Peter Pans Playground
- Location: Worthing, West Sussex, England
- Coordinates: 50°48′12″N 0°32′29″W﻿ / ﻿50.80346°N 0.541323°W
- Status: Defunct
- Opened: 1951
- Closed: 2010
- Owner: Worthing Borough Council
- Operating season: 10.15am - 5.30pm. Easter holidays and weekends until mid May. Then daily to mid September.

= Peter Pan's Playground =

Amusement park in West Sussex, England

Peter Pan's Playground was an amusement park in the coastal resort of Worthing, West Sussex, England for young children under 11 years of age (children had to be accompanied by an adult)

== History ==
Set in the former grounds of the Beach House, Worthing, in 1951 Peter Pan's Playground was created with a miniature train, play barn, crazy cars, flying chairs, trampolines and a castle and a cafe. It was surrounded by a paddling pool, boating pool and tennis courts and the beach and promenade.

The admission fee included unlimited access to all the attractions within the park (excluding the crazy golf), all day long, including re-entry.
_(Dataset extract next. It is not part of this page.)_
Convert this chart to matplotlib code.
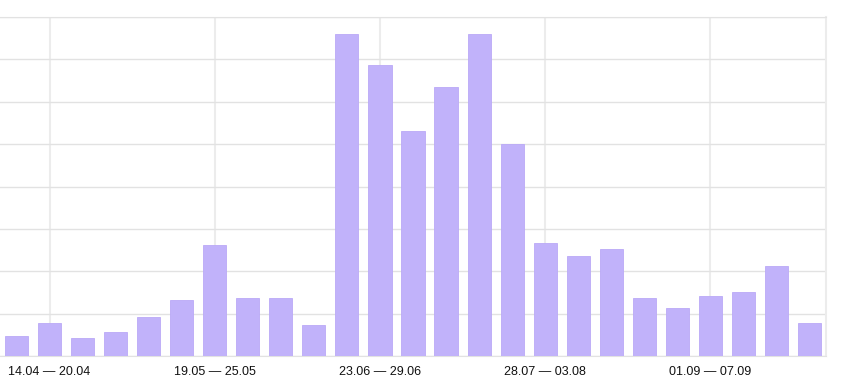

They originally used hand stamps (and later on waterproof wristbands) upon leaving the park which could be used to re-enter on the same day without further charges allowing use of the neighbouring facilities such as the paddling pool.

In 2003 it was acquired by Clive Hagger who restored and updated the attraction with a ball pond, punch bags, a bouncy castle and a large inflatable slide.

During Christmas 1951 the site was flooded.

==Closure==
In 2009 the future began to look uncertain for the playground as plans were drawn up to put a new £17 million pound swimming pool complex on the site to replace the neighbouring Aqaurena pool This was deeply unpopular as no alternative location was being offered for the attraction and the replacement pool Splashpoint was going to be smaller and cause the loss of the neighbouring paddling pool and boating lake.
Eventually the playground closed for the last time in September 2010.